Since the beginning of the “Reagan Revolution” the top 1% has seen their incomes grow by 247%. The other 99% saw their incomes grow just 40%, which didn’t even keep up with inflation. Income of the working class has been flat the last 3 decades.
The GOP says that the President is waging “class warfare” and wants to “redistribute wealth” ( a term which is coded to mean either socialist or communist policy ). What the GOP fails to tell you is that wealth has been redistributed, for the past 30 years from the middle class to the wealthy via failed economic and tax policies and the assault on organized union labor.
The Republicans, allegedly the party that is concerned with “famiy values” and “middle America” and budget conservatives has been nothing more than a party of unneeded wars, unpaid government mandates ( prescription drug bill ), and trillion dollar ( yes, trillion – a thousand billion ) tax cut to the wealthiest among this nation – and it wants to have the middle class pay more while giving more tax breaks to the rich.
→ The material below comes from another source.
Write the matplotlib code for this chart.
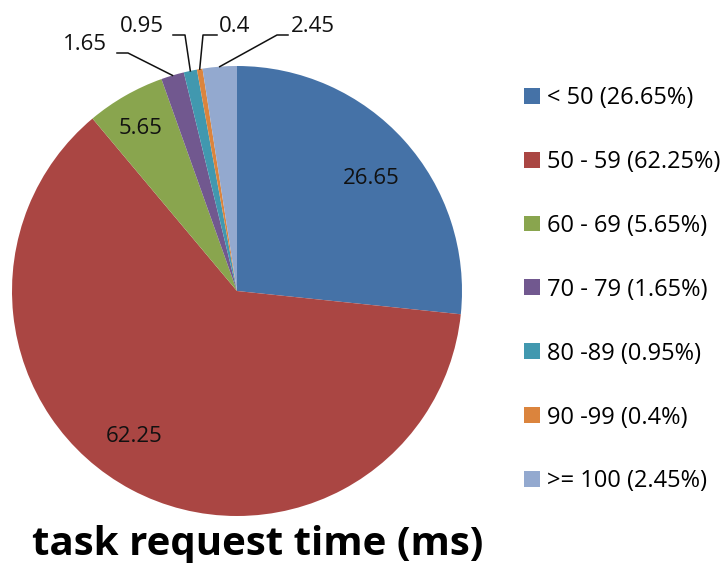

The GOP argument that citizens need to pay their “fair share” is a good one. The only problem is defining what is fair. The millionaire or billionaire uses much more in government services than the normal American family. The wealthy businessman who produces products or imports or exports uses educated people – who most likely went to a public school. They import or export their goods around the world on seas which the US Navy is present. They work or open factories in other countries that will use the federal government to help maintain order, fairness, solve problems, and create favorable trade policies. These are tools that make more sense to the wealthy than they do to the truck driver for FEDEX.
Economic policy is a little bit like art It’s in the eye of the beholder. But an ugly painting is always an ugly painting and everyone knows it. That’s what the GOP economic policy is – an ugly painting, and everyone knows it – except the painter.